The story involves Alan being Alan as he runs Mid-Morning Matters, his local radio program of commentary, listener questions and whatever other banter fills up the mid-morning radio slot in small-town England. Partridge is his usual, incompetent and insulting self, but still is somehow one of the bigger talents at the station due to his longer-than-the-others tenure there. All that changes when the station is bought out by a media conglomerate that rebrands the station as Shape FM (“Shape! The way you want it to be!”) with talent and programming that seems to consider NME is the highest form of culture. For a guy like Partridge, the writing is on the wall, and during the first round of layoffs, he betrays fellow DJ Pat Farrell to save his own skin. When Pat (played with humorous menace by Colm Meaney) returns to the station with a shotgun and takes everybody there hostage, Partridge finds himself in the weird position of acting as a liaison between Pat and the cops. The sudden news attention sends Partridge into overdrive, and his every worst impulse comes to the surface as he tries to not let Pat know who got him fired while make the most of a police standoff as a career opportunity. Along the way, we see Alan humiliate himself in any number of ways, and yet remain impervious to any sense of lasting shame or decency.
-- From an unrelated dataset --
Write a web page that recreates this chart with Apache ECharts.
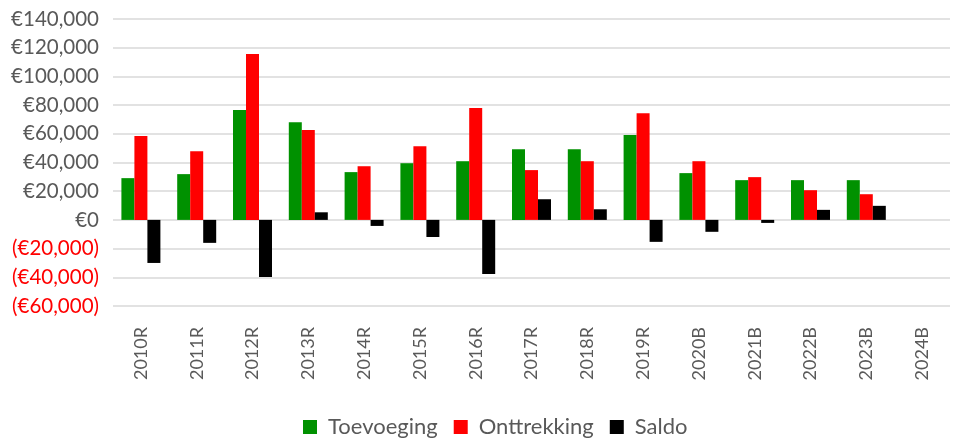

Coogan plays Partridge so smoothly that he somehow never runs dry or overstays his welcome, which is saying something since this character is all about overstaying his welcome. In addition, while I am not a huge fan of cringe humor—my sympathetic embarrassment is often too much to bear—Alpha Papa manages to stay just on the light side of comedy so that this never gets too dark to enjoy. Comedy of this stripe sometimes goes to a place where either the comedy gets too dark to be funny any longer, or the character has just enough redeeming qualities that we either feel guilty for laughing at them, or we are suddenly exposed to a moment of pathos that tries to give the story a little emotional weight. Not so, here. Partridge never earns our pity because he’s never a good enough guy to deserve it, both because he’s an unrepentant jerk and because he actually betrays people. Plus, his antics are far enough removed from reality that we never feel like we’re laughing down at him. Partridge is a comedic reflection of our worst impulses, but he is never a reflection of anybody real. I’m not sure if that makes Alpha Papa a superior kind of comedy to its darker brethren, but it does make it a more accessible one.
We see this in the movie’s moment of truth, near the end, when Alan and Pat lead the police on a chase to an Oceanside pier which turns into the most incompetent gunfight in history. It ends with Pat getting the drop on Alan, shotgun ready. Pat knows this escapade is over, so it’s time for a proper murder-suicide to end things. In desperation, Alan pushes the only button he can and sings “You’re Always on My Mind” to Pat—a song that reminds Pat of his late wife, but is really all about Alan trying to beg apology by way of the cheapest route possible. It is the closest thing the movie provides to a moment of empathy, and the longer it goes on, the more you wonder how far Alan can take this without blowing it all up. The moment doesn’t last, of course, and as we laugh through the immediate aftermath of it all, we also laugh at a greater realization that in Alan Partridge’s world, there are no great breakthrough moments. There are no major victories. There are only reasons to laugh at ourselves, and the biggest laughs are reserved for those who don’t laugh at themselves nearly as much as they ought to.
Alpha Papa ends on the kind of note that keeps things open for further development, which is the way it should be, because a guy like Alan Partridge will never stop insulting his guests, thinking too much of himself, boggling over how the rest of the world doesn’t understand how brilliant he is, trying to be PC without understanding why, treating people poorly to get ahead, and having a very selective memory of his long history of personal and professional fiascos. And as long as that remains so, there is always the chance we’ll get another movie or show featuring Norfolk’s smallest gift to broadcasting. I can live with that. But more importantly, so can Alan.